6. Терминология. Относительно терминологии стоит заметить следующее. Термина (как и понятия) идеи тут еще нет. Впервые попадается «эйдос» Charm. 154с, 154е и «идея» Alcib. I 119с, Charm. 157d, 158а, 175d, но — в чисто чувственном, т. е. в наивно–реалистическом, значении. «Сущность» и «сущее» понимаются так же реалистично и даже в обывательском смысле. Τά δντα: 1) 132de «что за предмет» (τι… των δντων); 2) 133a что–нибудь из вещей (то же греч. выраж.); 3) Charm. 166d «в каком положении находится всякий предмет (εκαστον των δντων), который только существует»; 4) 169а «ничто из существующего»; 5) 174а прошедшее, будущее и «ныне существующее»; 6) 174b «знание о чем именно из существующего»; 7) 175b «чему, собственно, из существующего дарователь имен дал это имя». Тф δντι: 1) Alcib. I 104d «на самом деле удивляюсь»; 2) 119е «если только в самом деле ты намереваешься совершить какой–нибудь прекрасный подвиг».
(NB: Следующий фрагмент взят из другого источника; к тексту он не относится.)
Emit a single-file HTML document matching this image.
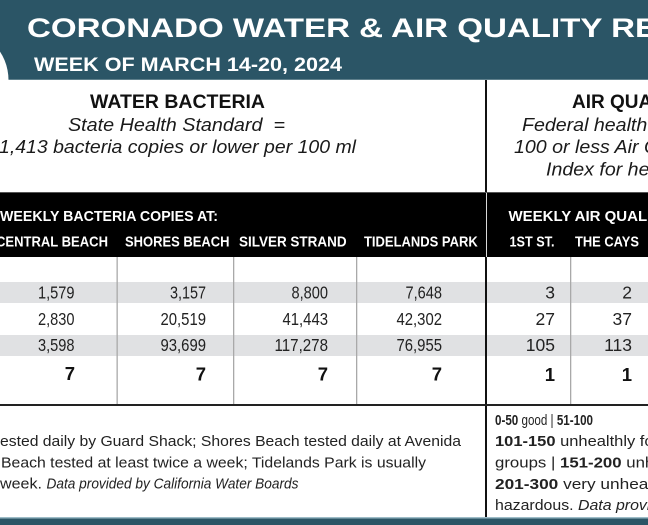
<!DOCTYPE html>
<html>
<head>
<meta charset="utf-8">
<style>
html,body{margin:0;padding:0;background:#fff;}
svg{display:block;}
text{white-space:pre;}
</style>
</head>
<body>
<svg width="648" height="525" viewBox="0 0 648 525" xmlns="http://www.w3.org/2000/svg" font-family="'Liberation Sans', Arial, sans-serif">
  <rect x="0" y="0" width="648" height="525" fill="#ffffff"/>

  <!-- Header band -->
  <rect x="0" y="0" width="648" height="80" fill="#2b5566"/>
  <rect x="0" y="79" width="648" height="1" fill="#5f808c"/>
  <circle cx="-43" cy="80" r="51.5" fill="#ffffff"/>
  <rect x="0" y="80" width="648" height="6" fill="#ffffff"/>

  <text x="27" y="37" font-size="26.5" font-weight="bold" fill="#ffffff" textLength="722" lengthAdjust="spacingAndGlyphs">CORONADO WATER &amp; AIR QUALITY REPORT</text>
  <text x="34" y="71" font-size="19.5" font-weight="bold" fill="#ffffff" textLength="308" lengthAdjust="spacingAndGlyphs">WEEK OF MARCH 14-20, 2024</text>

  <!-- Divider -->
  <rect x="485" y="80" width="2" height="437" fill="#111111"/>

  <!-- Water bacteria title block -->
  <text x="90" y="108" font-size="19" font-weight="bold" fill="#111111" textLength="175" lengthAdjust="spacingAndGlyphs">WATER BACTERIA</text>
  <text x="68" y="131" font-size="18.5" font-style="italic" fill="#1a1a1a" textLength="217" lengthAdjust="spacingAndGlyphs">State Health Standard  =</text>
  <text x="-1" y="153" font-size="18.5" font-style="italic" fill="#1a1a1a" textLength="357" lengthAdjust="spacingAndGlyphs">1,413 bacteria copies or lower per 100 ml</text>

  <!-- Air quality title block -->
  <text x="572" y="108" font-size="19" font-weight="bold" fill="#111111">AIR QUALITY</text>
  <text transform="translate(522,131) scale(1.06,1)" font-size="18.5" font-style="italic" fill="#1a1a1a">Federal health standard =</text>
  <text transform="translate(514,153) scale(1.06,1)" font-size="18.5" font-style="italic" fill="#1a1a1a">100 or less Air Quality</text>
  <text transform="translate(546,175.5) scale(1.06,1)" font-size="18.5" font-style="italic" fill="#1a1a1a">Index for health</text>

  <!-- Black header band -->
  <rect x="0" y="193" width="648" height="64" fill="#000000"/>
  <rect x="0" y="192" width="648" height="1" fill="#555555"/>
  <rect x="486" y="193" width="1" height="64" fill="#d8d8d8"/>

  <text x="0" y="221" font-size="15" font-weight="bold" fill="#ffffff" textLength="218" lengthAdjust="spacingAndGlyphs">WEEKLY BACTERIA COPIES AT:</text>
  <text x="508.5" y="221" font-size="15" font-weight="bold" fill="#ffffff">WEEKLY AIR QUALITY INDEX</text>

  <text x="-4" y="246.5" font-size="15" font-weight="bold" fill="#ffffff" textLength="112" lengthAdjust="spacingAndGlyphs">CENTRAL BEACH</text>
  <text x="125" y="246.5" font-size="15" font-weight="bold" fill="#ffffff" textLength="104.5" lengthAdjust="spacingAndGlyphs">SHORES BEACH</text>
  <text x="239" y="246.5" font-size="15" font-weight="bold" fill="#ffffff" textLength="107.6" lengthAdjust="spacingAndGlyphs">SILVER STRAND</text>
  <text x="364" y="246.5" font-size="15" font-weight="bold" fill="#ffffff" textLength="113.7" lengthAdjust="spacingAndGlyphs">TIDELANDS PARK</text>
  <text x="509.5" y="246.5" font-size="15" font-weight="bold" fill="#ffffff" textLength="45" lengthAdjust="spacingAndGlyphs">1ST ST.</text>
  <text x="575" y="246.5" font-size="15" font-weight="bold" fill="#ffffff" textLength="64" lengthAdjust="spacingAndGlyphs">THE CAYS</text>

  <!-- Gray stripes -->
  <rect x="0" y="282" width="648" height="21" fill="#e0e1e3"/>
  <rect x="0" y="335" width="648" height="21" fill="#e0e1e3"/>

  <!-- Column lines -->
  <rect x="116.5" y="257" width="1.3" height="147" fill="#a9a9a9"/>
  <rect x="233" y="257" width="1.3" height="147" fill="#a9a9a9"/>
  <rect x="356" y="257" width="1.3" height="147" fill="#a9a9a9"/>
  <rect x="570" y="257" width="1.3" height="147" fill="#a9a9a9"/>
  <rect x="485" y="257" width="2" height="260" fill="#111111"/>

  <!-- Bottom rule of table -->
  <rect x="0" y="404" width="648" height="2" fill="#222222"/>

  <!-- Data rows -->
  <g font-size="17.5" fill="#222222">
    <text x="38" y="298.5" textLength="36.5" lengthAdjust="spacingAndGlyphs">1,579</text>
    <text x="170" y="298.5" textLength="36" lengthAdjust="spacingAndGlyphs">3,157</text>
    <text x="291.5" y="298.5" textLength="36.5" lengthAdjust="spacingAndGlyphs">8,800</text>
    <text x="405.5" y="298.5" textLength="36.5" lengthAdjust="spacingAndGlyphs">7,648</text>
    <text x="555" y="298.5" text-anchor="end">3</text>
    <text x="632" y="298.5" text-anchor="end">2</text>

    <text x="38" y="325" textLength="36.5" lengthAdjust="spacingAndGlyphs">2,830</text>
    <text x="160.5" y="325" textLength="45.5" lengthAdjust="spacingAndGlyphs">20,519</text>
    <text x="282.5" y="325" textLength="45.5" lengthAdjust="spacingAndGlyphs">41,443</text>
    <text x="396.5" y="325" textLength="45.5" lengthAdjust="spacingAndGlyphs">42,302</text>
    <text x="555" y="325" text-anchor="end">27</text>
    <text x="632" y="325" text-anchor="end">37</text>

    <text x="38" y="351" textLength="36.5" lengthAdjust="spacingAndGlyphs">3,598</text>
    <text x="160.5" y="351" textLength="45.5" lengthAdjust="spacingAndGlyphs">93,699</text>
    <text x="274.5" y="351" textLength="53.5" lengthAdjust="spacingAndGlyphs">117,278</text>
    <text x="396.5" y="351" textLength="45.5" lengthAdjust="spacingAndGlyphs">76,955</text>
    <text x="555" y="351" text-anchor="end">105</text>
    <text x="632" y="351" text-anchor="end">113</text>
  </g>

  <!-- Bold totals row -->
  <g font-size="18.5" font-weight="bold" fill="#111111" text-anchor="end">
    <text x="75" y="380">7</text>
    <text x="206" y="380.5">7</text>
    <text x="328" y="380.5">7</text>
    <text x="442" y="380.5">7</text>
    <text x="555" y="381">1</text>
    <text x="632" y="381">1</text>
  </g>

  <!-- Footer left -->
  <g font-size="14.5" fill="#222222">
    <text x="0" y="446" textLength="461" lengthAdjust="spacingAndGlyphs">ested daily by Guard Shack; Shores Beach tested daily at Avenida</text>
    <text x="1" y="467.5" textLength="425" lengthAdjust="spacingAndGlyphs">Beach tested at least twice a week; Tidelands Park is usually</text>
    <text x="0" y="488.5" textLength="42" lengthAdjust="spacingAndGlyphs">week.</text>
    <text x="46.5" y="488.5" font-style="italic" textLength="252" lengthAdjust="spacingAndGlyphs">Data provided by California Water Boards</text>
  </g>

  <!-- Footer right -->
  <g font-size="15" fill="#222222">
    <text x="495" y="425" textLength="98" lengthAdjust="spacingAndGlyphs"><tspan font-weight="bold">0-50</tspan> good | <tspan font-weight="bold">51-100</tspan></text>
    <text transform="translate(495,446) scale(1.1,1)"><tspan font-weight="bold">101-150</tspan> unhealthly for sensitive</text>
    <text transform="translate(495,467.5) scale(1.12,1)">groups | <tspan font-weight="bold">151-200</tspan> unhealthy</text>
    <text transform="translate(495,489) scale(1.15,1)"><tspan font-weight="bold">201-300</tspan> very unhealthy</text>
    <text transform="translate(495,510) scale(1.06,1)">hazardous. <tspan font-style="italic">Data provided by</tspan></text>
  </g>

  <!-- Bottom band -->
  <rect x="0" y="517" width="648" height="1.5" fill="#9dbcc7"/>
  <rect x="0" y="518.5" width="648" height="6.5" fill="#2b5566"/>
</svg>
</body>
</html>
Οντως — 122а «чтобы приучиться сохранить свободу и быть в самом деле царем». Из трех рассматриваемых диалогов, кажется, только однажды, насколько я смог себе отметить, встречается место с феноменологическим значением «сущности». Это — Charm. 168cd «то, что имеет свойство относительно самого себя, не будет ли иметь и ту сущность (ουσία), к которой его свойство относится?» Здесь правильный комментарий Вл. Соловьева (I 258): «Усия — не в смысле субстанции, а как особая качественная определенность или специфическое свойство (субстанциальная форма у схоластиков)».